There are complexities to every aspect, but for me, the areas of concern when considering ethics in filmmaking are: crew treatment and pay, cast treatment, pay, and accurate/proper representation, consumption, and waste.

When discussing cast and crew treatment and pay I feel as though… we all know what ethical means here and I won’t get into the obvious (an essay for another time). Oftentimes one of the biggest issues here is the absurd difference in the budget allocations between the above the line cast and crew and below the line crew. Seeing an eight figure number for a few individuals compared to most others with four or five figures… I truly cannot wrap my head around the idea of anybody making that much money on a film, when some of the cast and crew are making a bare minimum living wage. I absolutely think there should be a decently large pay gap, a fair ratio. When somebody is a writer/director/producer and has the name recognition that landed the funding or an actor who will bring in revenue, sure, but that film would not be getting made without every single one of those crew members, and that holds value too. The issue is that people are seen as disposable or replaceable, and this is also why crew members are put into dangerous or harmful situations. There is a pretty questionable dynamic between this above the line personnel and the people who are quite literally making their film happen. I do feel this aspect is not a hot take, but the overall idea that the “big name” actors and directors should make less money might be. They have “earned” their way to the top (an essay for another time…), they’ve proven their worth, and they are going to bring in the revenue – I’m not arguing that. However, the pay gap is absurd and I stand by that. Anybody who thinks it’s right that an actor or director should be making in an hour (or even a day) what a rigging grip or PA makes for an entire film… Gross. And it doesn’t have to be this way, but it will continue if we keep acting like it’s normal.

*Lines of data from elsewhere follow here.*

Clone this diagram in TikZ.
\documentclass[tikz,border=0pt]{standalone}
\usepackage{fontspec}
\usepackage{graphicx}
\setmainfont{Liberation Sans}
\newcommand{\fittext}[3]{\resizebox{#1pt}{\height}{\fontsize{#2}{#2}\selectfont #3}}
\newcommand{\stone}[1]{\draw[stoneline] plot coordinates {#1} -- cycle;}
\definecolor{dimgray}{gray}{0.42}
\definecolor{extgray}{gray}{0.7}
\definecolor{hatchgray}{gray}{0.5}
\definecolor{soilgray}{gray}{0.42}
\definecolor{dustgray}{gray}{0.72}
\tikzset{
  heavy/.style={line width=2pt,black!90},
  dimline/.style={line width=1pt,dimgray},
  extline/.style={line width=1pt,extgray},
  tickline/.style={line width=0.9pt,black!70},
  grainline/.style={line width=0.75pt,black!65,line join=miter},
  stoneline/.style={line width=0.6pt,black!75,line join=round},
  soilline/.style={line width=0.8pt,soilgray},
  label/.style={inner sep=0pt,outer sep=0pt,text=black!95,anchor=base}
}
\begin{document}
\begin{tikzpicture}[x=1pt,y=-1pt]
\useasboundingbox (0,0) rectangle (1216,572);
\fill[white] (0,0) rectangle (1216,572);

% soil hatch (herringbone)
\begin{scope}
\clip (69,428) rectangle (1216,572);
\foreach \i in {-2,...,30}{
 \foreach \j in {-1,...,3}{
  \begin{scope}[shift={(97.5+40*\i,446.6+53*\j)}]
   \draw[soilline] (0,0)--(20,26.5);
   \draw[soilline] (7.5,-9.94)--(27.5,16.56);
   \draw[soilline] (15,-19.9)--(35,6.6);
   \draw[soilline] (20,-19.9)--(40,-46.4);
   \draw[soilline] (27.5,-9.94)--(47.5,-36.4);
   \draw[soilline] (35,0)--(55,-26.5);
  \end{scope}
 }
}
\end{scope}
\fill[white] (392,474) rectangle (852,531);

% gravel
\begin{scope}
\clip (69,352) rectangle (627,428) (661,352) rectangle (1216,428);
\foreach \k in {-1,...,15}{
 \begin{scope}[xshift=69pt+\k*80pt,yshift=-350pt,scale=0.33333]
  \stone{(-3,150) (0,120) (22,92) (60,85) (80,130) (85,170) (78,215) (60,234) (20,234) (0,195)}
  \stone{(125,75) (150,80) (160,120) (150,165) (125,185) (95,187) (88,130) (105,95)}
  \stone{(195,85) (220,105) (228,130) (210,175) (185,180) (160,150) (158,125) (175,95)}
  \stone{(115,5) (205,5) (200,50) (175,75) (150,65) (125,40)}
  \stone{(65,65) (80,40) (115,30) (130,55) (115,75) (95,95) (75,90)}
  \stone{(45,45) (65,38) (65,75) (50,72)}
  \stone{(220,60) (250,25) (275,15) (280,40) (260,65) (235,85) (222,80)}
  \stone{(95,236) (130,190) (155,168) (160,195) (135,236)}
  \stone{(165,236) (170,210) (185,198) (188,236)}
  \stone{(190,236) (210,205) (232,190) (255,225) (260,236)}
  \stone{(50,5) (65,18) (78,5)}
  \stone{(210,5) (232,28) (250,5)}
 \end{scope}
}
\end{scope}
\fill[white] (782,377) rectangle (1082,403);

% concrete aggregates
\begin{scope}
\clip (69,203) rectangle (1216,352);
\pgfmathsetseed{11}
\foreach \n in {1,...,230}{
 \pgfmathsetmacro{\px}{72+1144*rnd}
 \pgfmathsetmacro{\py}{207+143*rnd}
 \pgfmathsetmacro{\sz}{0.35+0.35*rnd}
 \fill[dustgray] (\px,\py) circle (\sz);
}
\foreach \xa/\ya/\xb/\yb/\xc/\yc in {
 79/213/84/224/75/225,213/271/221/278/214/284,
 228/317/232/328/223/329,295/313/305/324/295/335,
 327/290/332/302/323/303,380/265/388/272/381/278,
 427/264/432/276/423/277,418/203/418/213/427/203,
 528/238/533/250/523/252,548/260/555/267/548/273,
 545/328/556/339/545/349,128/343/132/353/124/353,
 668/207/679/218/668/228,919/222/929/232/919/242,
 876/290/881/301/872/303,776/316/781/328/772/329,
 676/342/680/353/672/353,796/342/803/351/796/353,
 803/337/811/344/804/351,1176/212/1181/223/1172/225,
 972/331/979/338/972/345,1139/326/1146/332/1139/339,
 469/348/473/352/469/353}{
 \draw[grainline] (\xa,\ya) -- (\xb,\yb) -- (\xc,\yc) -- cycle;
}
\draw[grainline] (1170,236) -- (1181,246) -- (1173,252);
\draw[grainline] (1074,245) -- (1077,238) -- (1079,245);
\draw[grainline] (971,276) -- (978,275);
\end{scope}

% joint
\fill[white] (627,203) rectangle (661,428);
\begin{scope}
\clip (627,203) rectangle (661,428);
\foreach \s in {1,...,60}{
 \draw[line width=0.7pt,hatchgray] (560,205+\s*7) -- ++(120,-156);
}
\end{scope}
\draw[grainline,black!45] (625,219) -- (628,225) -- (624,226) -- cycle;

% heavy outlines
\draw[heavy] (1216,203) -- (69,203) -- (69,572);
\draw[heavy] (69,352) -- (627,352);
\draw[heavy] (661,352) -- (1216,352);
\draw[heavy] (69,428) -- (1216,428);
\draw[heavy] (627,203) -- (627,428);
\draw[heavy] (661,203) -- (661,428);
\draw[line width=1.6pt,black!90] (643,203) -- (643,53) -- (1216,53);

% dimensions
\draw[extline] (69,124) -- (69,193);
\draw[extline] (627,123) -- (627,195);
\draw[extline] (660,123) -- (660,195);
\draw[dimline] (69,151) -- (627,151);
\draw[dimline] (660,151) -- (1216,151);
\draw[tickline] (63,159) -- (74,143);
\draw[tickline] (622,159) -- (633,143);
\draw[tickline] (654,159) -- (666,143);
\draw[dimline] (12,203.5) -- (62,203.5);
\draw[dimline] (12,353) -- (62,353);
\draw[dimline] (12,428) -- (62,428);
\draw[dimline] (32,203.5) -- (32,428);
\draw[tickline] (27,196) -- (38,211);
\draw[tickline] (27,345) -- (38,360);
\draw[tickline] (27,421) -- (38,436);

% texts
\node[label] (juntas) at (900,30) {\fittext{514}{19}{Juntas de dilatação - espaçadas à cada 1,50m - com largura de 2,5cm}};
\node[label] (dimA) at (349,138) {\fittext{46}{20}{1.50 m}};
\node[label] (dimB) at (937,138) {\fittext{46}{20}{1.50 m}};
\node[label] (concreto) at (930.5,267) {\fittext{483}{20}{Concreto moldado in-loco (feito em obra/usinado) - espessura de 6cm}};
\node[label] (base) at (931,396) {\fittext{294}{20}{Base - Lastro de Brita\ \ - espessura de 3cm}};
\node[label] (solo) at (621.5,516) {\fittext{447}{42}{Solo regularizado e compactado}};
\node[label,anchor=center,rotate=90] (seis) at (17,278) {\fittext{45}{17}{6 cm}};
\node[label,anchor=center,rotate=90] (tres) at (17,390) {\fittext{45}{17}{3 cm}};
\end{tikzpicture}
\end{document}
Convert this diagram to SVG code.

Casting accurate and proper representation is another area that seems to cause Hollywood some ethical dilemmas. There is a lack of diversity in Hollywood and there always has been – we can trace that back to slavery if you want, every institution in this country has a racist foundation. Therefore, the majority of movies and tv shows have showcased white people, at one point in the early days of filmmaking we even had white people in black face. And when roles for minority groups of any kind were available, white people were still cast – as recently as just a few weeks ago with Odessa A’zion being cast as Zoe Gutierrez in Sean Durkin’s “Deep Cuts”. Other minority groups that seem to confuse people fall in the LGBTQ+ community, with the most common comment being “people are paid to act, let them act like a gay/trans/lesbian person”. And to that I say, are you dense? Are you purposefully missing the issue? Because the same comment has been said about white people being cast in Latino roles or other ethnicities, and I’m really not sure how obvious it has to be… These groups of people, for decades, were not represented in film and tv at all, and now that they are, they deserve to be the ones to fill the roles. There are extremely limited roles in Hollywood for many of these groups, so when one of those roles is filled by a white girl like Odessa A’zion, that’s one less opportunity for the many talented Latina actresses. When a straight cisgender man plays a transgender man, that’s one less role for a transgender actor. And while we see it going one way (white people filling minority roles), we do not see it going the other way (minorities filling white roles). LGBTQ+ actors are sometimes cast in straight roles, but typically are type cast and also have limited roles. These issues also continue into the story telling process (an entire essay on its own), when people without the lived experience write and direct these stories, we end up with watered down inaccurate representation – we end up with the representation that is palatable to the straight white audience, rather than the audience it’s representing. It’s another way Hollywood perpetrates systemic oppression. (And I do not want to hear one person talking about a Black person playing a goddamn fish. She was a fish. Those are mythical creatures. Skin color and ethnicity was irrelevant.)

The last area that I struggle with ethically in the filmmaking industry trickles down to even the smallest of sets, but grows like wildfire the larger the budget gets; consumption and waste. When you’re making a film, you’re building a world – sometimes you’re literally building a town, a house, a plane, who knows. To do this requires lots of things and stuff, and much of those things and that stuff is single use. Much can be reused, I know sets I have been on have saved things, and much can be rented, props houses are plentiful. But there is waste, and a lot of it. We also have the costume department; things are often made and worn once, bought and worn once, bought and never worn. Sure things are donated or sold, and maybe reused. But there is waste, and a lot of it. And in a world that is already drowning in textile waste, it feels more than selfish to add to the problem for the sake of art when we don’t have to. Then we have production which I know must kill 50 trees a day with the amount of scripts, call sheets, schedules, etc. that are all printed to just be tossed at the end of each day. And the number of plastic water bottles… I think the film industry is single handedly keeping the water bottle industry in business. Not to mention the monumental food waste. Now I know this entire area is not as obvious or easy an answer of what to do to keep making films but not completely disrupt the (completely functional) system in place. But the idea is to eliminate the exorbitant amounts of waste, and I think it really needs to be about little implementations. Buying thrifted and used as much as possible, and local when not possible. Keeping things digital as much as possible. Switching to reusable water bottles and refill stations. Researching reclaimed building materials. But I think what’s most important here, and really overall, is first just being aware of it all. The magnitude of it all. Once you see it, I mean really see it and think about the scale of the issue, making the changes will seem smaller for the impact it’ll create.

I am constantly told “that’s just how it’s done”, in reference to the film industry, but also always, everywhere, all the time while growing up. We are all constantly just doing things because somebody else told us “that’s just how it’s done” and then pretty soon we’re telling the next person “that’s just how it’s done”. We are complacent, and it’s why everything is the way that it is. We have been socialized to be complacent. But that doesn’t mean we have to be. Just because this is how the film industry has always worked, doesn’t mean this is how it has to keep working.